Работать не получалось, он сидел с начатым портретом Бихтер в руках, вяло, безвольно, потом, руководствуясь не собственным выбором, а неясным повелением сердца, посмотрел в темный угол комнаты и среди всякой всячины нашел глазами побледневшую от времени фотографию своей первой жены, которую он не осмеливался ни совсем убрать, ни выставить на видное место; внезапно ему показалось, что под его взглядом, который вот уже столько времени пренебрегал ею, женщина на фотографии оживает, материализуется, дрожа, растет, направляется к нему из темного угла комнаты, и, глядя прямо ему в глаза мечущим гневные искры взглядом, с болью матери, у которой вырвали сердце, восклицает: «Ты убиваешь мою дочь?»
Два года семейной жизни, ответственность за которую целиком лежала на нем, проходили у него перед глазами, он видел Бихтер и Нихаль маленькими отрывочными картинами, то четкими, как при яркой вспышке, то еле различимыми, стершимися.
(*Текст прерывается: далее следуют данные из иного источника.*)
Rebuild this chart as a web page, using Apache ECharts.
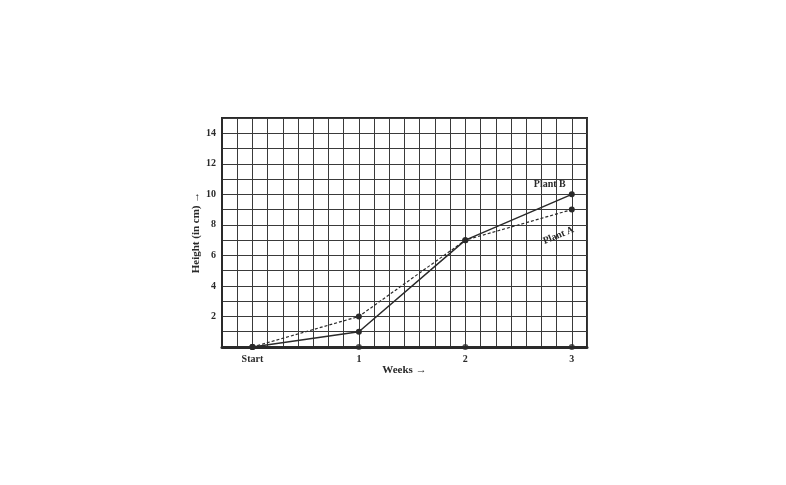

Жена и дочь словно бы гнались друг за другом, пытаясь заслонить друг друга. Он сидел на скамейке с куском дерева в руках и мучительно размышлял. Хватило пяти-десяти минут, чтобы открылась эта рана.
На какое-то время он снова вернулся мыслями к своей дочери. Ему было очень жаль Нихаль, он был готов разрыдаться от сочувствия к ней. Потом он так испугался того, к чему приведет это поглотившее его чувство жалости, особенно необходимость признать свою ошибку, и непроизвольно, словно от предчувствия, что предупреждает об опасности и дает возможность увернуться от нее, он отшатнулся от этих запутанных мыслей. Но присыпав порошком одну рану, чтобы утешить эту ноющую боль за Нихаль, он не мог заставить не болеть другую свою рану, и эта вторая рана уже не успокаивалась, вот уже сколько времени он присыпал ее порошком, чтобы заглушить боль, но непредсказуемым способом она только еще больше расходилась, еще больше углублялась, снова жгла огнем и отравляла.
Этой раной была его супружеская жизнь. Сначала это было маленькая, незаметная царапина. Надежда быть счастливым с Бихтер так пьянила его, и поначалу он был так счастлив, что ему удавалось не обращать внимание на эту еле заметную ранку, которая болела, словно ее кололи маленькой иголочкой. Но постепенно игла проникала все глубже и глубже, эта царапина стала болезненной язвой, и теперь невозможно было ее не замечать и не прислушиваться к ней. Она отравляла всю его семейную жизнь. Делая вид, что он счастлив, он чувствовал, как фальшиво себя ведет, будто ярким нарядом маскирует страшную болезнь.
Поначалу свежее ощущение счастья затмевало эти муки, но теперь они давили, душили его счастье. Непроизвольно иногда он впадал в пессимизм и приходил к выводу, что он несчастлив. Этот брак был чудовищной ошибкой. Он понимал это каждый раз, когда держал Бихтер в объятиях; он обнимал ее, а она оставалась безучастной, ее равнодушное, безжизненное, словно умершее тело не разделяло ни его страсти, ни его волнения, она словно ничего не ощущала, только отворачивала глаза, словно искала на горизонте другую любовь, отдавая ему свое тело, она не отдавала душу, не делилась нежностью, женским теплом.
Когда он обладал Бихтер, ему казалось, что она в это время отдается другому человеку. Самые страстные, самые пылкие поцелуи, казалось, остывали и замерзали на ее холодных губах, самые волнующие моменты на пике пламенной страсти натыкались на снежный ветер. Мягкие, безвольные руки Бихтер обнимали его так, словно отталкивали, отказывали ему. Сухие, безразличные губы протягивались без души, без огня, словно она целовала его не наяву, а во сне. Бихтер отдавалась ему, не отдавая себя.
От этого порыва холодного ветра, который неизвестно откуда взялся, по стенам комнаты, казалось предназначенной для счастья, словно бы стекали ледяные струи, и он чувствовал, что мерзнет до самой глубины души. Он смотрел на свою жену с глубоким укором, и в этом взгляде настолько очевидно выражалась его задетая, оскорбленная мужская гордость, стонущая от мучений, что в этот момент Бихтер видела необходимость утешить его, нет, попросить прощения за то, что не может сделать его счастливым, и, положив голову ему на плечо, губами дотрагивалась до того места под бородой, куда когда-то любила целовать его Нихаль.
В этих поцелуях была такая хладнокровная ложь, что он чувствовал желание стряхнуть Бихтер с плеча, схватить ее запястья, встряхнуть, в приступе дикой ревности растерзать эту женщину, которая не могла принадлежать ему. Он страшно ревновал ее, но не к кому-то, он ревновал себя, свою старость к ее красоте и молодости, ревновал к тому, что не мог полностью обладать ею.